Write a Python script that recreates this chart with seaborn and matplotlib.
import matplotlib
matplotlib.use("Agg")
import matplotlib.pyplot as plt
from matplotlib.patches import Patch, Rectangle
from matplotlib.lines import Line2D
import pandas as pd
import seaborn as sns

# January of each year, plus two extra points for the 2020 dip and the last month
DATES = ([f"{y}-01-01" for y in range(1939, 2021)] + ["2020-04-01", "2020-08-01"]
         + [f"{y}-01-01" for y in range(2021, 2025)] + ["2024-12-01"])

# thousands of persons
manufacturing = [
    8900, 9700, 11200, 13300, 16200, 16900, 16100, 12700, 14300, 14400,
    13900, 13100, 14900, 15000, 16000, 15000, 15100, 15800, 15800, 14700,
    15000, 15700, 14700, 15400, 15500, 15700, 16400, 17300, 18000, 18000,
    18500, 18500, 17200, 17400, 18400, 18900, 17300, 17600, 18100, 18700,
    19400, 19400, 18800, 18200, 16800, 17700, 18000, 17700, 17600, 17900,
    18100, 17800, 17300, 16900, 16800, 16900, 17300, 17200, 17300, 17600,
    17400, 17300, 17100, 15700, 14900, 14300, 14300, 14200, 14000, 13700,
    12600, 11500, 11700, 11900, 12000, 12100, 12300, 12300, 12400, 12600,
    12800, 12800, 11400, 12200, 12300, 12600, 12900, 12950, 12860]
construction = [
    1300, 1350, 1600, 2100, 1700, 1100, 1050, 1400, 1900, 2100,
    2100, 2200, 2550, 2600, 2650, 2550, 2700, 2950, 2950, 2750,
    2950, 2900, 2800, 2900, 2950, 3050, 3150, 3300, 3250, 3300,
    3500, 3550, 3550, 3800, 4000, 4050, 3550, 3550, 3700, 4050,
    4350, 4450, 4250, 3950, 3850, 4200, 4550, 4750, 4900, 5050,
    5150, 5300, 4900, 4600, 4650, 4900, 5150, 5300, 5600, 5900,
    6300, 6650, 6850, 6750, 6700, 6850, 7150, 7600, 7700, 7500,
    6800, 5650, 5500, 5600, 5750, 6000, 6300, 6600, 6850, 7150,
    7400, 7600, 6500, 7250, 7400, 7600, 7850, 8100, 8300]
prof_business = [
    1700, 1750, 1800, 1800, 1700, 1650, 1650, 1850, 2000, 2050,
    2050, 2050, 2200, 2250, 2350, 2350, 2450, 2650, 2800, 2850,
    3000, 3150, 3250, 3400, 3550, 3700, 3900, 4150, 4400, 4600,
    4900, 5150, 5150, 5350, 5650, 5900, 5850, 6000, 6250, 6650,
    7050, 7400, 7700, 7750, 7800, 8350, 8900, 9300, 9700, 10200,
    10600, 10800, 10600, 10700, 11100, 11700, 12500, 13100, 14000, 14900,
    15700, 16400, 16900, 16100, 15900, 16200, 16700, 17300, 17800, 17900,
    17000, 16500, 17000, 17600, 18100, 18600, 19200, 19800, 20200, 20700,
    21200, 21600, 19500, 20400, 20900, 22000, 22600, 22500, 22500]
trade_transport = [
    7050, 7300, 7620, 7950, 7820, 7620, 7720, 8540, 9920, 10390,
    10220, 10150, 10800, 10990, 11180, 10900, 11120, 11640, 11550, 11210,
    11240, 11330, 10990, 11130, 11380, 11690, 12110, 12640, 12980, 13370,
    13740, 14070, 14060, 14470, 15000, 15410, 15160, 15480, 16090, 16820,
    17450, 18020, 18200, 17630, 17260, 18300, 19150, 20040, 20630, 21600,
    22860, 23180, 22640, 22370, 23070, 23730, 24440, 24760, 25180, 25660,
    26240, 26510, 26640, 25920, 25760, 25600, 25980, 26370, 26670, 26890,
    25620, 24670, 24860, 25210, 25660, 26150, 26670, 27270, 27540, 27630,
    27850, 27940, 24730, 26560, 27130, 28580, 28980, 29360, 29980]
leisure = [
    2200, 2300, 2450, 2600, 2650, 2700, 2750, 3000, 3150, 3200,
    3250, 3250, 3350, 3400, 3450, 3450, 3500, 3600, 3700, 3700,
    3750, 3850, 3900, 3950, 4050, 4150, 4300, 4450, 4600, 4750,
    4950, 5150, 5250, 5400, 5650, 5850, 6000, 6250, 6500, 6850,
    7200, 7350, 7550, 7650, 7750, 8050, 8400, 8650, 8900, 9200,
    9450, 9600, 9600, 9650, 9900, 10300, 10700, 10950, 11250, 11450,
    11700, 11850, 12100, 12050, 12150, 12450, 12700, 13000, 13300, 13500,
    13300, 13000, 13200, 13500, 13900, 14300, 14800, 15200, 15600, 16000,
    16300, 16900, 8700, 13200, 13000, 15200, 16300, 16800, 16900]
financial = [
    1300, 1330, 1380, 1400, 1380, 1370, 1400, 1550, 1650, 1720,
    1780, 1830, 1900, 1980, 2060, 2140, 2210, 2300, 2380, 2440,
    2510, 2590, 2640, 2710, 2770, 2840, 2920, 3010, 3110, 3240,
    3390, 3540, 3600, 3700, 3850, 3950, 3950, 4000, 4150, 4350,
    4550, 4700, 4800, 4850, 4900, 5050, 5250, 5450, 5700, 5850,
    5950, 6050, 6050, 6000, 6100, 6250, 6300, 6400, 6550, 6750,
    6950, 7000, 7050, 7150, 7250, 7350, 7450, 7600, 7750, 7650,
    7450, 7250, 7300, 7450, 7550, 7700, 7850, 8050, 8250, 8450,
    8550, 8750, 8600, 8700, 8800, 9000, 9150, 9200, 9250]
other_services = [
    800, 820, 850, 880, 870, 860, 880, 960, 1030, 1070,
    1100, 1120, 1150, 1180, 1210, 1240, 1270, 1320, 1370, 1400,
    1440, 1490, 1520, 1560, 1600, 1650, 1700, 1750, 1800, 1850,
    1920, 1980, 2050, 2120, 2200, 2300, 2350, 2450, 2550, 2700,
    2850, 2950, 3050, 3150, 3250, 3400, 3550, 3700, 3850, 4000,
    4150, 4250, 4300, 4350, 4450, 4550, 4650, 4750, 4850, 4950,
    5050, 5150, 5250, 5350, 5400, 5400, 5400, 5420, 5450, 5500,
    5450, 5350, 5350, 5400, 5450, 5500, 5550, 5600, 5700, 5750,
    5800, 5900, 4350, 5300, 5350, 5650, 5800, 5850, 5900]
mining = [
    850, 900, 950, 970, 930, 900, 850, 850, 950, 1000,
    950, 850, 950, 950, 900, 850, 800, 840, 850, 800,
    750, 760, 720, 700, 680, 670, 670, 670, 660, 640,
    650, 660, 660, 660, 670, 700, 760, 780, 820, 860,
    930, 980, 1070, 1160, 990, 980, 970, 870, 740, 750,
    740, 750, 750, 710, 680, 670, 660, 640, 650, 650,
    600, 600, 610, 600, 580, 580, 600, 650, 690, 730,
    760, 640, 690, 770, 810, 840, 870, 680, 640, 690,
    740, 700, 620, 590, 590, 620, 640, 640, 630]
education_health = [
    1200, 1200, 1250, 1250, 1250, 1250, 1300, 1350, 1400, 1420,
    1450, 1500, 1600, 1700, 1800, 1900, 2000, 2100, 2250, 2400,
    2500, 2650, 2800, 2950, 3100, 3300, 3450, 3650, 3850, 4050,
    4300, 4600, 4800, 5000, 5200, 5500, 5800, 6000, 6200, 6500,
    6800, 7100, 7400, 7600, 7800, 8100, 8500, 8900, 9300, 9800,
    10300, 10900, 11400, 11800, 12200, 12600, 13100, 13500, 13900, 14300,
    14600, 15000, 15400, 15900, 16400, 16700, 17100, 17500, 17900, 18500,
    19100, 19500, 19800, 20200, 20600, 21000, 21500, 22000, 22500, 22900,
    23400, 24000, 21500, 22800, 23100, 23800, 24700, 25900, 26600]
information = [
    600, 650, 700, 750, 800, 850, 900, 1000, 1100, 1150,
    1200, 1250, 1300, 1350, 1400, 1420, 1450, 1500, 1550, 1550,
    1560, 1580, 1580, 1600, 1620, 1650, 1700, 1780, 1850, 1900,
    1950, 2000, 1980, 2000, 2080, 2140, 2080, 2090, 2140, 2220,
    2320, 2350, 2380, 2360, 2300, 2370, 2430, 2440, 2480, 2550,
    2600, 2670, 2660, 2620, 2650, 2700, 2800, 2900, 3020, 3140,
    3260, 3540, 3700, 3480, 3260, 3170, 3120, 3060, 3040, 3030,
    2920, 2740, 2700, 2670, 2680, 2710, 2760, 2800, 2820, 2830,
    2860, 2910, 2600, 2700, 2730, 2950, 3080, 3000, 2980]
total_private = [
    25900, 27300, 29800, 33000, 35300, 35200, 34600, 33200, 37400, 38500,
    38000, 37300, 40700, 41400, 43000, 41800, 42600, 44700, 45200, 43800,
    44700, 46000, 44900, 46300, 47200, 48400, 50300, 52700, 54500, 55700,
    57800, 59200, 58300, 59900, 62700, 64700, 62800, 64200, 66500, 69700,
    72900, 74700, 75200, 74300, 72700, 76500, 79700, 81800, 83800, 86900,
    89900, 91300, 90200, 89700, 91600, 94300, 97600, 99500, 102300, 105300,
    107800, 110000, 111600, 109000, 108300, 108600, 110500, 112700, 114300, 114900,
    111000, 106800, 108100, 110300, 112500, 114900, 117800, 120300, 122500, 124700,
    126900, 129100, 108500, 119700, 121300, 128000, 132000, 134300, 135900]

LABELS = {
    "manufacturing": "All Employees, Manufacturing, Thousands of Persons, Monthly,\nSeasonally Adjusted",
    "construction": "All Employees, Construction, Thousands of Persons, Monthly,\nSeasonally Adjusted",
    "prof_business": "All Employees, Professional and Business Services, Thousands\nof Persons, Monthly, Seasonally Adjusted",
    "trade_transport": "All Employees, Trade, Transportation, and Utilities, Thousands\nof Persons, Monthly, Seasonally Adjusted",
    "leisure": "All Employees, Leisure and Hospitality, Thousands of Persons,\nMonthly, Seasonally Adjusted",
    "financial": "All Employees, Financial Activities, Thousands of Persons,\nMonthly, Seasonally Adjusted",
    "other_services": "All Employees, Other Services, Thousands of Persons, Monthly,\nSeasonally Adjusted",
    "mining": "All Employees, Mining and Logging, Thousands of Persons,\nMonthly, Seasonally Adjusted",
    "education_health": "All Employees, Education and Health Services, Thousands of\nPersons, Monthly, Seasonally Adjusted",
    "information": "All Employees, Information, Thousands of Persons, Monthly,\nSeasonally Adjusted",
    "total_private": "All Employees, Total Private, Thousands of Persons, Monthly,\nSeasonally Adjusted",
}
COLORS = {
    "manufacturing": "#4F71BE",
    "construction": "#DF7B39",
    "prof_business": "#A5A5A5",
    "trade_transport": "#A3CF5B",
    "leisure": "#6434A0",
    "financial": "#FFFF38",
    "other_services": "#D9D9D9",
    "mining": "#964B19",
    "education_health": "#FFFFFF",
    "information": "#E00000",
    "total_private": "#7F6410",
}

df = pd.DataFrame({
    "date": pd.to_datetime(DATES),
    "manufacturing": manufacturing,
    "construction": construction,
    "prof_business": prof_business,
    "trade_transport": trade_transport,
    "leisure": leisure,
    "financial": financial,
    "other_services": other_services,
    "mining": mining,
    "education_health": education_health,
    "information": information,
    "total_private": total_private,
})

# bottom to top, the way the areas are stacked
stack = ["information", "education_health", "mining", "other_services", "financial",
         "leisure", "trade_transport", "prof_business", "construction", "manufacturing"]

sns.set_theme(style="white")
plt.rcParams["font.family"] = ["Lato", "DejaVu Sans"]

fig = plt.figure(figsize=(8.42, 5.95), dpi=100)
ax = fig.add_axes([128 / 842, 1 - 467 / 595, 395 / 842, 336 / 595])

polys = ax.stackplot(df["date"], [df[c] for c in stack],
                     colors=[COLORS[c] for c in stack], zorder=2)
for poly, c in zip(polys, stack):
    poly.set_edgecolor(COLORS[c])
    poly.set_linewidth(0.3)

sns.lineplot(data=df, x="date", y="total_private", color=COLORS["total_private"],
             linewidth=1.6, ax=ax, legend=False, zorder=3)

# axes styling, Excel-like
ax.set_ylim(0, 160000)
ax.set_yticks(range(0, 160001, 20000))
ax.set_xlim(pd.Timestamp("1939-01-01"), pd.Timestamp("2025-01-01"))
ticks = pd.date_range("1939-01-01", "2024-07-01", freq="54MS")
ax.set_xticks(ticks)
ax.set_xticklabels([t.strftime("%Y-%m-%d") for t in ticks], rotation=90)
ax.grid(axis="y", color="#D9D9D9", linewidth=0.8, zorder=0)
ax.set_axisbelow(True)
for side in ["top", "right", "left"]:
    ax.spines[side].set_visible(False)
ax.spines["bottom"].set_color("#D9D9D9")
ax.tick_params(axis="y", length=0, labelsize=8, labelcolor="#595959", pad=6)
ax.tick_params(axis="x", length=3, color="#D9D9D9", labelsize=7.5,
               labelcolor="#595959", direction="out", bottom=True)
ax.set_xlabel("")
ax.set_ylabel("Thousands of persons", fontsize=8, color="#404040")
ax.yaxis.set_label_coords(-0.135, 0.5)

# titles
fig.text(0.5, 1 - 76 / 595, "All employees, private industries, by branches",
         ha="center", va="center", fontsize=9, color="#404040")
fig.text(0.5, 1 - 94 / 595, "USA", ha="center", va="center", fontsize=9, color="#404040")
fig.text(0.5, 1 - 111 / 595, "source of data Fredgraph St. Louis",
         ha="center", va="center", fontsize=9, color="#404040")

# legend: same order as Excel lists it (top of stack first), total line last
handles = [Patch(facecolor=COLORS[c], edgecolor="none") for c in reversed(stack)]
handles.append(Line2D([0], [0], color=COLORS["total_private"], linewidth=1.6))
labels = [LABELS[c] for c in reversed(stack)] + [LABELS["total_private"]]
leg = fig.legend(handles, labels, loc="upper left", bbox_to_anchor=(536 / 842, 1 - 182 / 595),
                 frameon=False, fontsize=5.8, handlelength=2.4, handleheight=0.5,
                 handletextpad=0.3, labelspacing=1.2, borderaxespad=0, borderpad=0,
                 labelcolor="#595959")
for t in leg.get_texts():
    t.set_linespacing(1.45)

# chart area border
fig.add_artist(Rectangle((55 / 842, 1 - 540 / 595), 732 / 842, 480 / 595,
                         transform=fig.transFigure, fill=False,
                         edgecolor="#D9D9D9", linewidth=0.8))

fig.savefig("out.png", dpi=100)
○ ○ ○ ○
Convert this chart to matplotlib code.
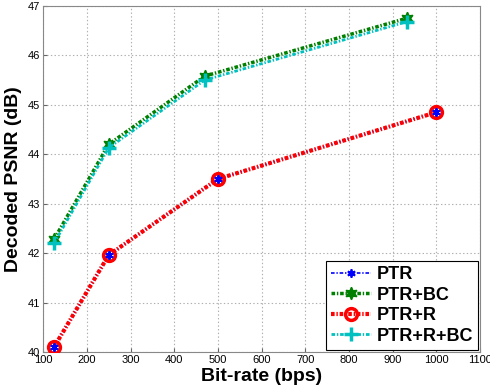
○ ○ ○ ○
### What you need to do
Look through the material above and print exactly the lines from the one containing "Write a Python" to the one containing "import seaborn as sns", both included, and nothing more.

### Solution to the exercise
Write a Python script that recreates this chart with seaborn and matplotlib.
import matplotlib
matplotlib.use("Agg")
import matplotlib.pyplot as plt
from matplotlib.patches import Patch, Rectangle
from matplotlib.lines import Line2D
import pandas as pd
import seaborn as sns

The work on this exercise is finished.